MK Shelah: 'How have we gotten to July 1 without an annexation map?'

State Control Committee slams lack of governmental, security preparation

Ofer Shelah (photo credit: MARC ISRAEL SELLEM/THE JERUSALEM POST)
Ofer Shelah
(photo credit: MARC ISRAEL SELLEM/THE JERUSALEM POST)
Israel is about to launch a major initiative – the annexation of West Bank settlements – without properly debating the security and foreign-relations impact, Comptroller Committee chairman Ofer Shelah (Yesh Atid) warned Wednesday.
“How have we gotten to July 1 without an annexation map?” he asked during a committee debate on the matter in the Knesset.
Among the larger questions that need to be examined are the impact of the creation of a Palestinian state and the effect on some of Israel’s larger security issues, such as Iran.
“It is unclear what we need to prepare for,” Shelah said. “No one knows on what date [annexation] will happen or in which manner – only that it can happen any day.”
“There is an important public aspect here,” he said. “So from here a call goes out to conduct the process in the clearest, most thorough and most transparent way possible. An important decision is about to be reached, and it is crucial that all the elements voice their consolidated position so that the public may judge.”
Rani Peled, head of the National Security Council’s intelligence department, downplayed the situation, saying his organization had been part of the dialogue from the start, including with the US.
The NSC has also presented a document on the matter to the prime minister and to a number of security officials, he said, adding that a more in-depth conversation would be held on the topic.
Shelah said he was bothered by an Army Radio interview Wednesday morning in which Foreign Minister Gabi Ashkenazi (Blue and White) said he had no information about whether annexation was happening later in the day.

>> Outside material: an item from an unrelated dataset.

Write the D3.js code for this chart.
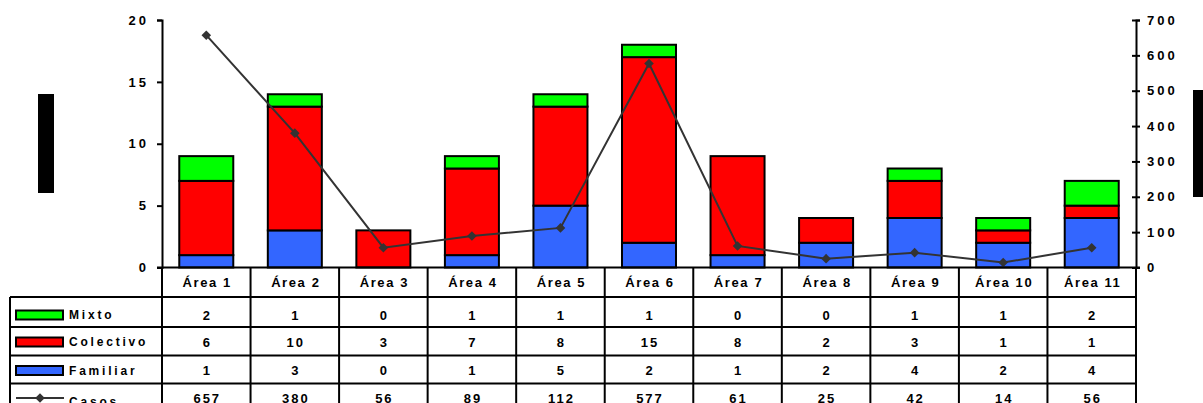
<!DOCTYPE html>
<html><head><meta charset="utf-8">
<script src="https://cdn.jsdelivr.net/npm/d3@7"></script>
<style>
body{margin:0;background:#fff;}
svg{display:block;font-family:"Liberation Sans",Arial,sans-serif;font-weight:bold;}
</style></head><body>
<svg id="c" width="1203" height="403"></svg>
<script>
const categories = ["Área 1","Área 2","Área 3","Área 4","Área 5","Área 6","Área 7","Área 8","Área 9","Área 10","Área 11"];
const familiar = [1,3,0,1,5,2,1,2,4,2,4];
const colectivo = [6,10,3,7,8,15,8,2,3,1,1];
const mixto = [2,1,0,1,1,1,0,0,1,1,2];
const casos = [657,380,56,89,112,577,61,25,42,14,56];
const leftTicks = [0,5,10,15,20];
const rightTicks = [0,100,200,300,400,500,600,700];
const seriesNames = ["Familiar","Colectivo","Mixto"];
const seriesColors = {"Familiar":"#3366ff","Colectivo":"#ff0000","Mixto":"#00ff00"};

const svg = d3.select("#c");
const x0 = 162, x1 = 1136, yTop = 20, yBot = 267.5;

const xCol = d3.scaleBand().domain(categories).range([x0, x1]).padding(0);
const xBar = d3.scaleBand().domain(categories).range([x0, x1]).paddingInner(0.39).paddingOuter(0.195);
const yL = d3.scaleLinear().domain([0,20]).range([yBot, yTop]);
const yR = d3.scaleLinear().domain([0,700]).range([yBot, yTop]);

// black decorative title blocks
svg.append("rect").attr("x",38).attr("y",94).attr("width",16).attr("height",99).attr("fill","#000");
svg.append("rect").attr("x",1193).attr("y",90).attr("width",10).attr("height",107).attr("fill","#000");

// stacked bars
const rows = categories.map((c,i)=>({cat:c, Familiar:familiar[i], Colectivo:colectivo[i], Mixto:mixto[i]}));
const stack = d3.stack().keys(seriesNames)(rows);
const gBars = svg.append("g");
stack.forEach(layer=>{
  gBars.selectAll(null).data(layer.filter(d=>d[1]-d[0]>0)).enter().append("rect")
    .attr("x", d=>xBar(d.data.cat))
    .attr("width", xBar.bandwidth())
    .attr("y", d=>yL(d[1]))
    .attr("height", d=>yL(d[0])-yL(d[1]))
    .attr("fill", seriesColors[layer.key])
    .attr("stroke","#000").attr("stroke-width",2);
});

// line
const lineColor = "#333333";
const line = d3.line().x((d,i)=>xCol(categories[i])+xCol.bandwidth()/2).y(d=>yR(d));
svg.append("path").datum(casos).attr("d",line).attr("fill","none").attr("stroke",lineColor).attr("stroke-width",2);
const diamond = d3.symbol().type(d3.symbolSquare).size(46);
svg.selectAll(".pt").data(casos).enter().append("path")
  .attr("transform",(d,i)=>`translate(${xCol(categories[i])+xCol.bandwidth()/2},${yR(d)}) rotate(45)`)
  .attr("d",diamond).attr("fill",lineColor);

// left axis
const axL = svg.append("g").attr("transform",`translate(${x0},0)`)
  .call(d3.axisLeft(yL).tickValues(leftTicks).tickSize(5).tickPadding(8));
axL.select(".domain").attr("stroke","#000").attr("stroke-width",2);
axL.selectAll(".tick line").attr("stroke","#000").attr("stroke-width",2);
axL.selectAll("text").attr("font-size",13).attr("font-weight","bold").attr("fill","#000")
  .attr("font-family","'Liberation Sans',Arial,sans-serif").style("letter-spacing","3px");

// right axis
const axR = svg.append("g").attr("transform",`translate(${x1},0)`)
  .call(d3.axisRight(yR).tickValues(rightTicks).tickSize(4).tickPadding(7));
axR.select(".domain").attr("stroke","#000").attr("stroke-width",2);
axR.selectAll(".tick line").attr("stroke","#000").attr("stroke-width",2).attr("x1",-4);
axR.selectAll("text").attr("font-size",13).attr("font-weight","bold").attr("fill","#000")
  .attr("font-family","'Liberation Sans',Arial,sans-serif").style("letter-spacing","3px");

// table
const hLines = [267.5, 297, 327, 355.5, 383.5];
const gT = svg.append("g").attr("stroke","#000").attr("stroke-width",2);
gT.append("line").attr("x1",157).attr("x2",x1+4).attr("y1",hLines[0]).attr("y2",hLines[0]);
hLines.slice(1).forEach(y=>gT.append("line").attr("x1",10).attr("x2",x1).attr("y1",y).attr("y2",y));
categories.forEach(c=>gT.append("line").attr("x1",xCol(c)).attr("x2",xCol(c)).attr("y1",hLines[0]).attr("y2",403));
gT.append("line").attr("x1",x1).attr("x2",x1).attr("y1",hLines[0]).attr("y2",403);
gT.append("line").attr("x1",10).attr("x2",10).attr("y1",hLines[1]).attr("y2",403);

const txt = svg.append("g").attr("font-size",13).attr("font-weight","bold").attr("fill","#000").attr("text-anchor","middle");
categories.forEach(c=>txt.append("text").attr("x",xCol(c)+xCol.bandwidth()/2+1).attr("y",282).attr("dy","0.35em")
  .style("letter-spacing","1.6px").text(c));
const tableRows = [
  {name:"Mixto", vals:mixto, cy:315},
  {name:"Colectivo", vals:colectivo, cy:342},
  {name:"Familiar", vals:familiar, cy:370.5},
  {name:"Casos", vals:casos, cy:398}
];
tableRows.forEach(r=>{
  r.vals.forEach((v,i)=>txt.append("text").attr("x",xCol(categories[i])+xCol.bandwidth()/2+1).attr("y",r.cy).attr("dy","0.35em")
    .style("letter-spacing","2px").text(v));
  if (r.name !== "Casos") {
    svg.append("rect").attr("x",16).attr("y",r.cy-4.5).attr("width",47).attr("height",9)
      .attr("fill",seriesColors[r.name]).attr("stroke","#000").attr("stroke-width",2);
  } else {
    svg.append("line").attr("x1",16).attr("x2",64).attr("y1",r.cy).attr("y2",r.cy).attr("stroke",lineColor).attr("stroke-width",2);
    svg.append("path").attr("transform",`translate(40,${r.cy}) rotate(45)`).attr("d",diamond).attr("fill",lineColor);
  }
  svg.append("text").attr("x",69).attr("y",r.cy+(r.name==="Casos"?4:0)).attr("dy","0.35em").attr("font-size",12).attr("font-weight","bold")
    .style("letter-spacing","2.8px").text(r.name);
});
</script>
</body></html>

Based on the coalition agreement between the Likud and Blue and White parties, Israel can apply annexation as early as July 1. But the day dawned without any declaration of sovereignty, any clear sense of a plan or a substantive debate on the matter among professionals, ministers and parliamentarians.
Peled said that conversation had occurred based on the map provided in January within the context of the Trump administration’s peace plan. It included Prime Minister Benjamin Netanyahu, Alternate Prime Minister and Defense Minister Benny Gantz and security officials he said.
But Shelah said the conversations could only be theoretical at best because there was no final map. According to some reports, the plan could also be a limited one that applies only to the settlement blocs.
“Even if you claim that the Trump plan was published and is known to all for the purpose of preparation, clearly there is a big difference between applying sovereignty to 30% of the [West Bank] territory and applying sovereignty only to Gush Etzion or... the Jordan Valley. How can a decision be reached on this basis?” Shelah said.
Noam Katz, the Foreign Ministry’s deputy director of public diplomacy, said a team has been formed to explore different scenarios, and a position paper had been given to the National Security Council.
But emissaries abroad have only previously supplied general talking points, he said. When holding meetings with foreign dignitaries, the emissaries listen and then speak generally of Israeli security and diplomatic concerns, he added.
A Justice Ministry representative said his office had discussed the legal ramifications of the application of Israeli law to portions of the West Bank, but it had not been in communication with the NSC about the matter.
As of Wednesday, “Israel was heading into the unknown,” MK Tamar Zandberg (Meretz) said.
Israel is about to engage “in a dramatic process” that will make its citizens culpable for war crimes, that goes against international law and will transform the country into one known for “apartheid,” she said.
The whole world is talking about Israel, and only its own government is silent, Zandberg said. Experts in the Foreign Ministry and the Justice Ministry have to sound the alarm to warn Israel that it is heading to disaster, she said.
Meretz chairman Nitzan Horowitz said Israel already was paying a diplomatic price over the conversation about annexation, even before anything had happened.